There are also treasure troves of items like these in antique shops, flea markets and on the Internet.  Vintage textiles fascinate me, and the gloves and handkerchiefs in particular, items that began as strictly utilitarian objects, started being decorated and embellished.  They became both useful AND beautiful, petite pieces of art, suitable for framing, shadow boxes and any other display method one can imagine.  I can only begin to imagine the stories behind these tiny treasures.

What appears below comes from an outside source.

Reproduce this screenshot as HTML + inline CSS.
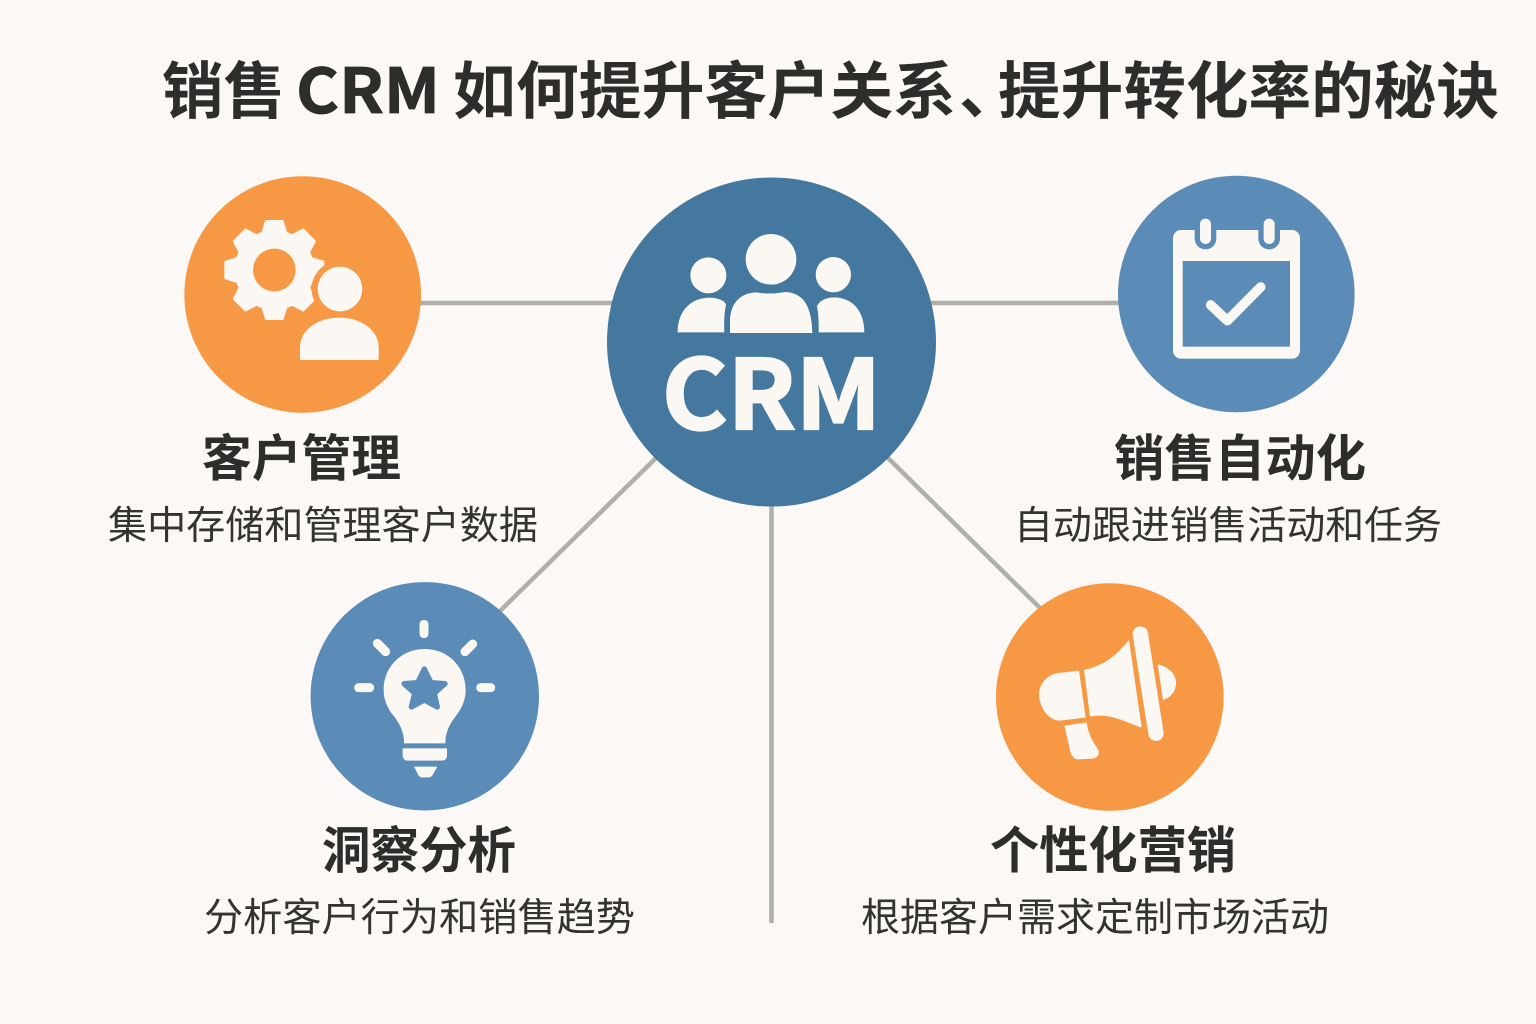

I guess that’s why the gloves and hankies from my family mean so much to me.  The stories that come with them are part of my heritage.  There were the gloves that I wore with my wedding gown that belonged to Mama, and to Granny before her.  Even though Granny had been gone for 13 years by the time my wedding day came, wearing her gloves made me feel like part of her was with me somehow.  Granny also kept her diamond wedding set tied into the corner of a little hankie when she wasn’t wearing them (which was most of the time because they were fancy and she didn’t want to lose them).  I wish I knew which hankie she used for that.  Before Jeff and I were married, his Aunt Ann made me a beautiful lace-decorated basket and pillow, and wiith it she gave me a handkerchief that had belonged to her mother, Jeff’s grandmother.  What a sweet and meaningful welcome into the family.  I carried it on our wedding day.

I can imagine the church revivals, weddings and funerals where those gloves were worn…the tears of grief and joy wiped from the cheeks of loved ones with those soft squares of embroidered linen and lace.  Ages later, I look at these mementoes and I feel the women of my family in the things that they once Touched.